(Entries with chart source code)
============

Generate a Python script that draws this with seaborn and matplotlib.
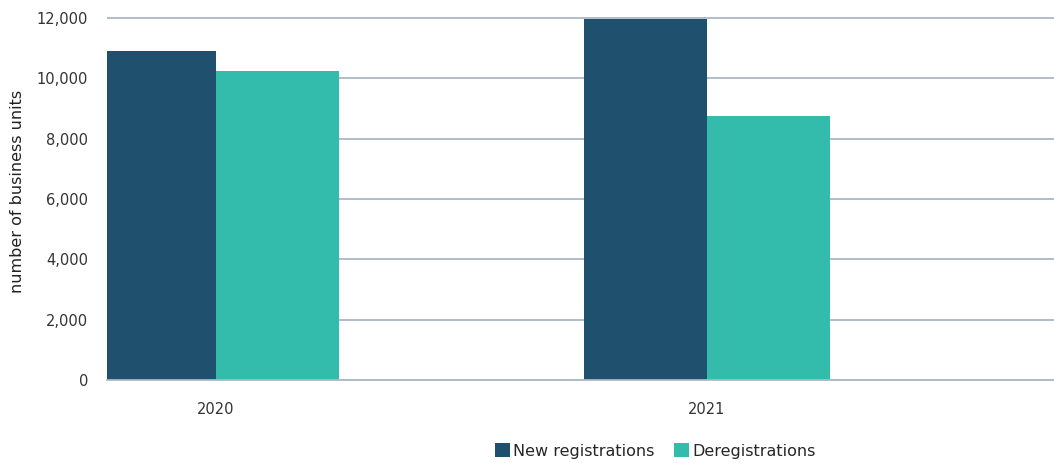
import matplotlib
matplotlib.use("Agg")
import matplotlib.pyplot as plt
import seaborn as sns
import pandas as pd

years = ["2020", "2021"]
series_names = ["New registrations", "Deregistrations"]
new_registrations = [10900, 11960]
deregistrations = [10240, 8750]
y_ticks = [0, 2000, 4000, 6000, 8000, 10000, 12000]

df = pd.DataFrame({
    "year": years * 2,
    "series": [series_names[0]] * len(years) + [series_names[1]] * len(years),
    "value": new_registrations + deregistrations,
})

sns.set_theme(style="white")
plt.rcParams["font.family"] = ["DejaVu Sans"]

fig = plt.figure(figsize=(10.54, 4.63), dpi=100)
ax = fig.add_axes([107 / 1054, 1 - 380 / 463, 1 - 107 / 1054, (380 - 17) / 463])

palette = {"New registrations": "#1f516e", "Deregistrations": "#33bbac"}
sns.barplot(data=df, x="year", y="value", hue="series", palette=palette,
            width=0.5, gap=0, saturation=1, linewidth=0, ax=ax, legend=True)

ax.set_xlim(-0.222, 1.707)
ax.set_ylim(0, 12030)
ax.set_yticks(y_ticks)
ax.set_yticklabels([f"{v:,}" for v in y_ticks], fontsize=10.5, color="#333333")
ax.tick_params(axis="y", length=0, pad=13.5)
ax.tick_params(axis="x", length=5, width=0.8, color="#dddddd", pad=11,
               labelsize=10.5, labelcolor="#333333")
ax.set_xlabel("")
ax.set_ylabel("number of business units", fontsize=11.5, color="#222222")
ax.yaxis.set_label_coords(-0.087, 0.52)

ax.yaxis.grid(True, color="#aab8c4", linewidth=1.3)
ax.set_axisbelow(True)
for side in ["left", "right", "top"]:
    ax.spines[side].set_visible(False)
ax.spines["bottom"].set_color("#aab8c4")
ax.spines["bottom"].set_linewidth(1.3)

handles, labels = ax.get_legend_handles_labels()
ax.legend(handles, labels, loc="center", bbox_to_anchor=(655 / 1054, 1 - 451 / 463),
          bbox_transform=fig.transFigure, ncol=2, frameon=False, fontsize=11.5,
          handlelength=0.95, handleheight=0.95, handletextpad=0.2, columnspacing=1.2)

fig.savefig("out.png", dpi=100)
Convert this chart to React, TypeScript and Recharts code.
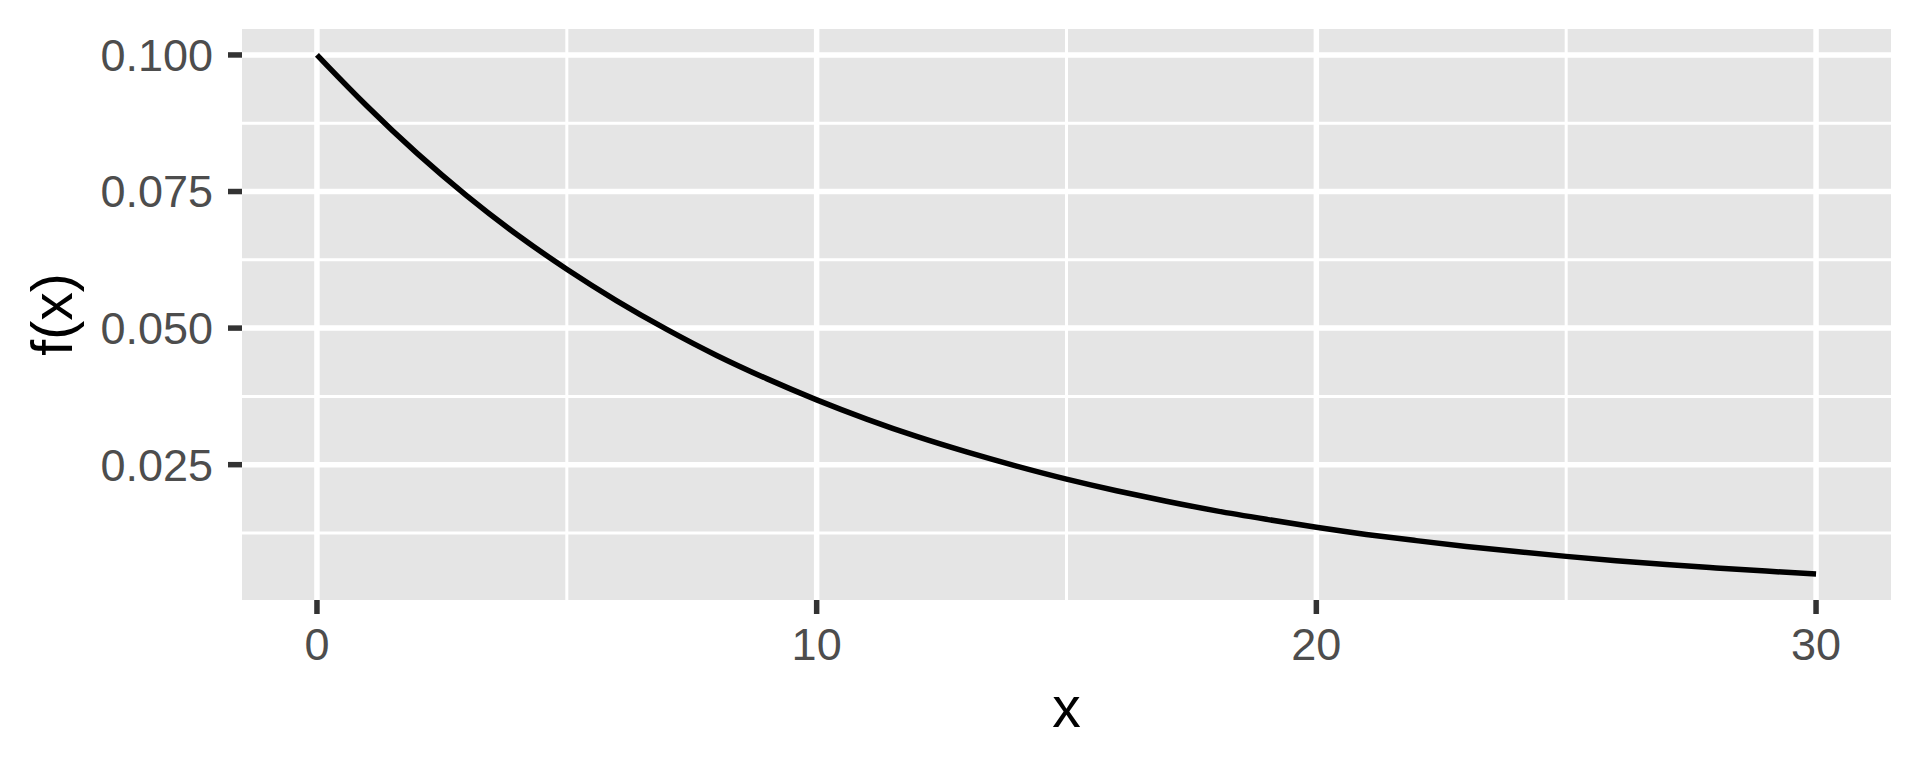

============

→ What needs to be done: Go back to the entries above and restate word for word every line from the first through the one that contains "y_ticks = [0, 2000, 4000, 6000, 8000, 10000, 12000]", leaving the pictures behind.

→ Worked answer:
Generate a Python script that draws this with seaborn and matplotlib.
import matplotlib
matplotlib.use("Agg")
import matplotlib.pyplot as plt
import seaborn as sns
import pandas as pd

years = ["2020", "2021"]
series_names = ["New registrations", "Deregistrations"]
new_registrations = [10900, 11960]
deregistrations = [10240, 8750]
y_ticks = [0, 2000, 4000, 6000, 8000, 10000, 12000]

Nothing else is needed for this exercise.